If you are curious about a brokers position on PFOF you can look up their disclosures. SEC Rule 605, 606 and 615 are the search terms you want when looking these up. Fidelity has a similar disclosure on this as Vsnguard, which is that they don’t engage in PFOF except for some options markets.

Robinhood got in trouble for false advertising about PFOF not because they engaged in it, because again, PFOF is not front running and not illegal.


PFOF isn't (typically) illegal, a better word might be "controversial". There's nothing free in this life: the zero commission brokers are making it up somehow.

While the studies on how PFOF effects execution quality are varied, this summary [1] from Wharton seems fairly balanced. It's not as simple as citing NBBO and moving on.

Personally I'm suspicious of the practice mostly because of the pretty clear conflicts of interest that it creates. Again, this is controversial, but the people arguing it's ok are for the most part making money from it.

[1] https://wifpr.wharton.upenn.edu/uncategorized/research-spotl...

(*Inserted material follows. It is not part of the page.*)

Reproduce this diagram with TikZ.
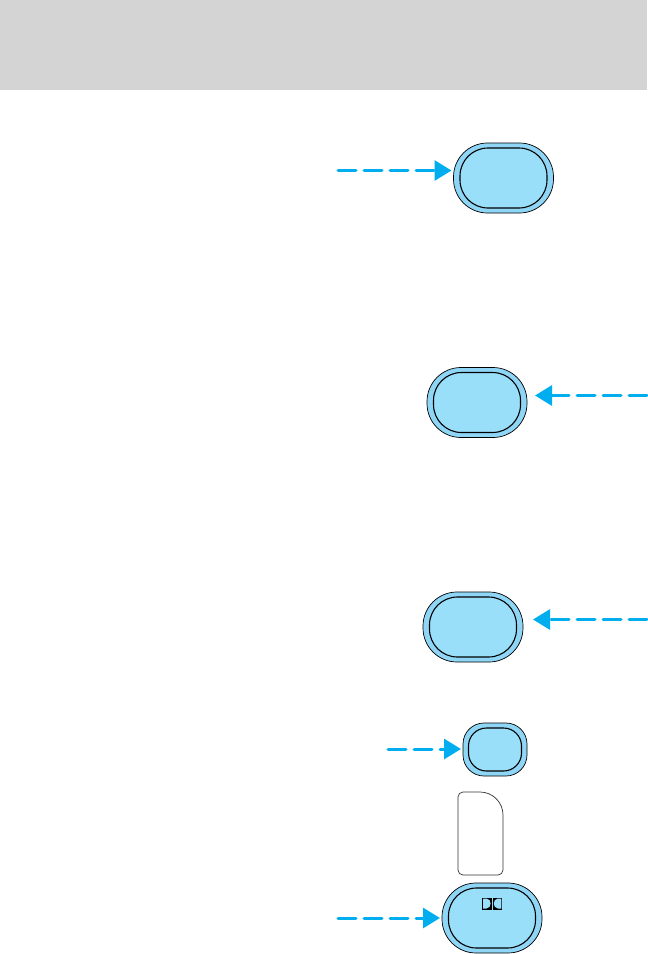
\documentclass[tikz,border=0pt]{standalone}
\usetikzlibrary{arrows.meta}

\begin{document}
\begin{tikzpicture}[x=1pt,y=-1pt,
  ring/.style={draw=black,line width=0.7pt,fill=ringblue,inner sep=0pt,outer sep=0pt,
    minimum width=100pt,minimum height=70pt,rounded corners=34pt},
  pad/.style={draw=black,line width=1.1pt,fill=padblue,inner sep=0pt,outer sep=0pt,
    minimum width=87pt,minimum height=60pt,rounded corners=28pt},
  ptr/.style={draw=ptrblue,line width=3pt,line cap=round,dash pattern=on 18pt off 8pt,
    -{Triangle[length=17pt,width=20pt]},shorten >=2pt}]
\definecolor{ringblue}{HTML}{8FD6F6}\definecolor{padblue}{HTML}{9ADFFA}
\definecolor{ptrblue}{HTML}{00AEEF}
\useasboundingbox (0,0) rectangle (648,954);
% ===== header band =====
\node[fill=black!17,inner sep=0pt,minimum width=647pt,minimum height=90pt] (band) at (323.5,45){};
% ===== buttons =====
\node[ring] (btnA) at (503.5,178){};
\node[pad] at (btnA.center){};
\node[ring] (btnB) at (477,402.5){};
\node[pad] at (btnB.center){};
\node[ring] (btnC) at (473,627){};
\node[pad] at (btnC.center){};
\node[ring,minimum width=64pt,minimum height=53pt,rounded corners=21pt] (btnD) at (495,749.5){};
\node[pad,minimum width=53pt,minimum height=43pt,rounded corners=18pt] at (btnD.center){};
\node[ring] (btnE) at (492,918){};
\node[pad] at (btnE.center){};
% blank key between the last two buttons
\draw[black!80,line width=0.7pt] (458,797) arc[start angle=180,end angle=270,radius=5]
  -- (480,792) arc[start angle=270,end angle=360,radius=23]
  -- (503,870) arc[start angle=0,end angle=90,radius=5]
  -- (463,875) arc[start angle=90,end angle=180,radius=5] -- cycle;
% double-D mark on the last button
\fill[black] (482,897.5) rectangle (491.8,909.5);
\fill[black] (492.6,897.5) rectangle (502.4,909.5);
\fill[padblue] (483,898.5) -- (486.5,898.5) .. controls (492,899) and (492,908) .. (486.5,908.5) -- (483,908.5) -- cycle;
\fill[padblue] (501.4,898.5) -- (497.9,898.5) .. controls (492.4,899) and (492.4,908) .. (497.9,908.5) -- (501.4,908.5) -- cycle;
% ===== arrows =====
\coordinate (startA) at (338,170.5);
\coordinate (startB) at (647,395.5);
\coordinate (startC) at (647,619.5);
\coordinate (startD) at (388,749);
\coordinate (startE) at (338,918);
\draw[ptr] (startA)--(btnA.west|-startA);
\draw[ptr,shorten >=8pt] (startB)--(btnB.east|-startB);
\draw[ptr,shorten >=10pt] (startC)--(btnC.east|-startC);
\draw[ptr] (startD)--(btnD.west|-startD);
\draw[ptr] (startE)--(btnE.west|-startE);
\end{tikzpicture}
\end{document}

The zero commission brokers typically make most of their revenue on net interest margin. PFOF is a smaller portion.


securities lending doesn’t hurt if your clientele likes heavy short-interest-worthy meme stocks


Yeah I'm mostly talking about traditional discount brokerages (Fidelity, Schwab), not Robinhood.


Robinhood makes the majority of their revenue on options and crypto. Vanilla equities is becoming less important.


PFOF is not front running. Market making is not front running. Full stop. This fact is only controversial if you fundamentally misunderstand what market makers do.